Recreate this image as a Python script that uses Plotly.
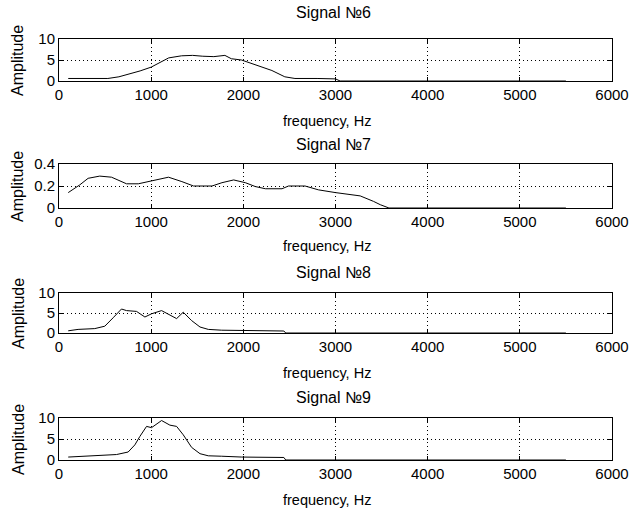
import plotly.graph_objects as go

# ---- data ----
titles = ["Signal №6", "Signal №7", "Signal №8", "Signal №9"]

freq6 = [100, 300, 530, 650, 750, 880, 1000, 1100, 1190, 1330, 1450, 1560, 1680, 1800, 1870, 1980, 2130, 2310, 2450, 2560, 2800, 3000, 3050, 5500]
amp6 = [0.6, 0.6, 0.6, 1.0, 1.6, 2.4, 3.3, 4.4, 5.5, 6.0, 6.1, 5.9, 5.8, 6.1, 5.3, 5.0, 3.8, 2.5, 1.0, 0.6, 0.6, 0.5, 0, 0]

freq7 = [100, 225, 316, 442, 570, 733, 860, 1007, 1188, 1333, 1460, 1660, 1768, 1895, 2022, 2130, 2240, 2420, 2490, 2670, 2815, 3000, 3160, 3268, 3413, 3486, 3580, 5500]
amp7 = [0.14, 0.21, 0.27, 0.29, 0.28, 0.22, 0.22, 0.25, 0.28, 0.24, 0.20, 0.20, 0.23, 0.255, 0.23, 0.195, 0.175, 0.175, 0.20, 0.20, 0.165, 0.14, 0.12, 0.11, 0.06, 0.03, 0, 0]

freq8 = [100, 207, 388, 497, 587, 678, 733, 841, 932, 1004, 1113, 1203, 1276, 1348, 1439, 1530, 1620, 1765, 1983, 2440, 2460, 5500]
amp8 = [0.55, 0.9, 1.1, 1.7, 3.8, 6.0, 5.6, 5.4, 4.0, 4.8, 5.6, 4.5, 3.6, 5.2, 3.1, 1.5, 0.9, 0.7, 0.6, 0.5, 0, 0]

freq9 = [100, 460, 624, 750, 823, 877, 950, 1004, 1040, 1113, 1203, 1276, 1348, 1439, 1530, 1620, 1765, 1983, 2440, 2460, 5500]
amp9 = [0.7, 1.1, 1.3, 1.9, 3.6, 5.6, 8.0, 7.7, 8.3, 9.4, 8.3, 8.0, 6.0, 3.0, 1.5, 1.0, 0.9, 0.7, 0.6, 0, 0]

x_ticks = [0, 1000, 2000, 3000, 4000, 5000, 6000]
y_ticks_big = [0, 5, 10]
y_ticks_small = [0, 0.2, 0.4]
y_ticklabels_small = ["0", "0.2", "0.4"]

series = [(freq6, amp6), (freq7, amp7), (freq8, amp8), (freq9, amp9)]
yranges = [[0, 10], [0, 0.4], [0, 10], [0, 10]]

# ---- layout geometry (body margin removed in the page) ----
W, H = 629, 509
L_PX, R_PX = 59, 612
T_PX, B_PX = 39, 460
span = B_PX - T_PX
pw = R_PX - L_PX

def py(p):
    return (B_PX - p) / span

def px(p):
    return (p - L_PX) / pw

panels_px = [(39, 81), (164, 208), (293, 333), (418, 460)]
title_px = [12.5, 144, 272, 397]
xlabel_px = [121, 246, 373, 500]

FONT = "Liberation Sans, Arial, sans-serif"

fig = go.Figure()
for i, (f, a) in enumerate(series):
    n = "" if i == 0 else str(i + 1)
    fig.add_trace(go.Scatter(x=f, y=a, mode="lines", line=dict(color="black", width=1),
                             xaxis="x" + n, yaxis="y" + n, showlegend=False, hoverinfo="skip"))

layout = dict(
    width=W, height=H,
    margin=dict(l=L_PX, r=W - R_PX, t=T_PX, b=H - B_PX, autoexpand=False),
    paper_bgcolor="white", plot_bgcolor="white",
    font=dict(family=FONT, size=15, color="black"),
    showlegend=False,
    annotations=[],
)
common_axis = dict(showline=True, linecolor="black", linewidth=1, mirror="ticks",
                   ticks="inside", ticklen=4, tickcolor="black",
                   showgrid=True, gridcolor="black", gridwidth=1, griddash="1px,3px",
                   zeroline=False, automargin=False, ticklabeloverflow="allow",
                   tickfont=dict(family=FONT, size=15, color="black"))
for i in range(4):
    n = "" if i == 0 else str(i + 1)
    top, bot = panels_px[i]
    xa = dict(common_axis, domain=[0, 1], range=[0, 6000], tickvals=x_ticks,
              ticktext=[str(v) for v in x_ticks], anchor="y" + n)
    if i == 1:
        ya = dict(common_axis, domain=[py(bot), py(top)], range=yranges[i],
                  tickvals=y_ticks_small, ticktext=y_ticklabels_small, anchor="x" + n)
    else:
        ya = dict(common_axis, domain=[py(bot), py(top)], range=yranges[i],
                  tickvals=y_ticks_big, ticktext=[str(v) for v in y_ticks_big], anchor="x" + n)
    layout["xaxis" + n] = xa
    layout["yaxis" + n] = ya
    layout["annotations"].append(dict(text=titles[i], xref="paper", yref="paper", x=px(333),
                                      y=py(title_px[i]), xanchor="center", yanchor="middle",
                                      showarrow=False, font=dict(family=FONT, size=16)))
    layout["annotations"].append(dict(text="frequency, Hz", xref="paper", yref="paper", x=px(327),
                                      y=py(xlabel_px[i]), xanchor="center", yanchor="middle",
                                      showarrow=False, font=dict(family=FONT, size=14.5)))
    layout["annotations"].append(dict(text="Amplitude", xref="paper", yref="paper",
                                      x=px(18), y=py((top + bot) / 2 + 1),
                                      xanchor="center", yanchor="middle", textangle=-90,
                                      showarrow=False, font=dict(family=FONT, size=16)))

fig.update_layout(**layout)
fig.write_html("out.html", config={"displayModeBar": False},
               post_script="document.body.style.margin='0';document.body.style.overflow='hidden';")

_TASK STATEMENT_
Output each line exactly; omit every picture.

_CORRECT ANSWER_
Recreate this image as a Python script that uses Plotly.
import plotly.graph_objects as go

# ---- data ----
titles = ["Signal №6", "Signal №7", "Signal №8", "Signal №9"]

freq6 = [100, 300, 530, 650, 750, 880, 1000, 1100, 1190, 1330, 1450, 1560, 1680, 1800, 1870, 1980, 2130, 2310, 2450, 2560, 2800, 3000, 3050, 5500]
amp6 = [0.6, 0.6, 0.6, 1.0, 1.6, 2.4, 3.3, 4.4, 5.5, 6.0, 6.1, 5.9, 5.8, 6.1, 5.3, 5.0, 3.8, 2.5, 1.0, 0.6, 0.6, 0.5, 0, 0]

freq7 = [100, 225, 316, 442, 570, 733, 860, 1007, 1188, 1333, 1460, 1660, 1768, 1895, 2022, 2130, 2240, 2420, 2490, 2670, 2815, 3000, 3160, 3268, 3413, 3486, 3580, 5500]
amp7 = [0.14, 0.21, 0.27, 0.29, 0.28, 0.22, 0.22, 0.25, 0.28, 0.24, 0.20, 0.20, 0.23, 0.255, 0.23, 0.195, 0.175, 0.175, 0.20, 0.20, 0.165, 0.14, 0.12, 0.11, 0.06, 0.03, 0, 0]

freq8 = [100, 207, 388, 497, 587, 678, 733, 841, 932, 1004, 1113, 1203, 1276, 1348, 1439, 1530, 1620, 1765, 1983, 2440, 2460, 5500]
amp8 = [0.55, 0.9, 1.1, 1.7, 3.8, 6.0, 5.6, 5.4, 4.0, 4.8, 5.6, 4.5, 3.6, 5.2, 3.1, 1.5, 0.9, 0.7, 0.6, 0.5, 0, 0]

freq9 = [100, 460, 624, 750, 823, 877, 950, 1004, 1040, 1113, 1203, 1276, 1348, 1439, 1530, 1620, 1765, 1983, 2440, 2460, 5500]
amp9 = [0.7, 1.1, 1.3, 1.9, 3.6, 5.6, 8.0, 7.7, 8.3, 9.4, 8.3, 8.0, 6.0, 3.0, 1.5, 1.0, 0.9, 0.7, 0.6, 0, 0]

x_ticks = [0, 1000, 2000, 3000, 4000, 5000, 6000]
y_ticks_big = [0, 5, 10]
y_ticks_small = [0, 0.2, 0.4]
y_ticklabels_small = ["0", "0.2", "0.4"]

series = [(freq6, amp6), (freq7, amp7), (freq8, amp8), (freq9, amp9)]
yranges = [[0, 10], [0, 0.4], [0, 10], [0, 10]]

# ---- layout geometry (body margin removed in the page) ----
W, H = 629, 509
L_PX, R_PX = 59, 612
T_PX, B_PX = 39, 460
span = B_PX - T_PX
pw = R_PX - L_PX

def py(p):
    return (B_PX - p) / span

def px(p):
    return (p - L_PX) / pw

panels_px = [(39, 81), (164, 208), (293, 333), (418, 460)]
title_px = [12.5, 144, 272, 397]
xlabel_px = [121, 246, 373, 500]

FONT = "Liberation Sans, Arial, sans-serif"

fig = go.Figure()
for i, (f, a) in enumerate(series):
    n = "" if i == 0 else str(i + 1)
    fig.add_trace(go.Scatter(x=f, y=a, mode="lines", line=dict(color="black", width=1),
                             xaxis="x" + n, yaxis="y" + n, showlegend=False, hoverinfo="skip"))

layout = dict(
    width=W, height=H,
    margin=dict(l=L_PX, r=W - R_PX, t=T_PX, b=H - B_PX, autoexpand=False),
    paper_bgcolor="white", plot_bgcolor="white",
    font=dict(family=FONT, size=15, color="black"),
    showlegend=False,
    annotations=[],
)
common_axis = dict(showline=True, linecolor="black", linewidth=1, mirror="ticks",
                   ticks="inside", ticklen=4, tickcolor="black",
                   showgrid=True, gridcolor="black", gridwidth=1, griddash="1px,3px",
                   zeroline=False, automargin=False, ticklabeloverflow="allow",
                   tickfont=dict(family=FONT, size=15, color="black"))
for i in range(4):
    n = "" if i == 0 else str(i + 1)
    top, bot = panels_px[i]
    xa = dict(common_axis, domain=[0, 1], range=[0, 6000], tickvals=x_ticks,
              ticktext=[str(v) for v in x_ticks], anchor="y" + n)
    if i == 1:
        ya = dict(common_axis, domain=[py(bot), py(top)], range=yranges[i],
                  tickvals=y_ticks_small, ticktext=y_ticklabels_small, anchor="x" + n)
    else:
        ya = dict(common_axis, domain=[py(bot), py(top)], range=yranges[i],
                  tickvals=y_ticks_big, ticktext=[str(v) for v in y_ticks_big], anchor="x" + n)
    layout["xaxis" + n] = xa
    layout["yaxis" + n] = ya
    layout["annotations"].append(dict(text=titles[i], xref="paper", yref="paper", x=px(333),
                                      y=py(title_px[i]), xanchor="center", yanchor="middle",
                                      showarrow=False, font=dict(family=FONT, size=16)))
    layout["annotations"].append(dict(text="frequency, Hz", xref="paper", yref="paper", x=px(327),
                                      y=py(xlabel_px[i]), xanchor="center", yanchor="middle",
                                      showarrow=False, font=dict(family=FONT, size=14.5)))
    layout["annotations"].append(dict(text="Amplitude", xref="paper", yref="paper",
                                      x=px(18), y=py((top + bot) / 2 + 1),
                                      xanchor="center", yanchor="middle", textangle=-90,
                                      showarrow=False, font=dict(family=FONT, size=16)))

fig.update_layout(**layout)
fig.write_html("out.html", config={"displayModeBar": False},
               post_script="document.body.style.margin='0';document.body.style.overflow='hidden';")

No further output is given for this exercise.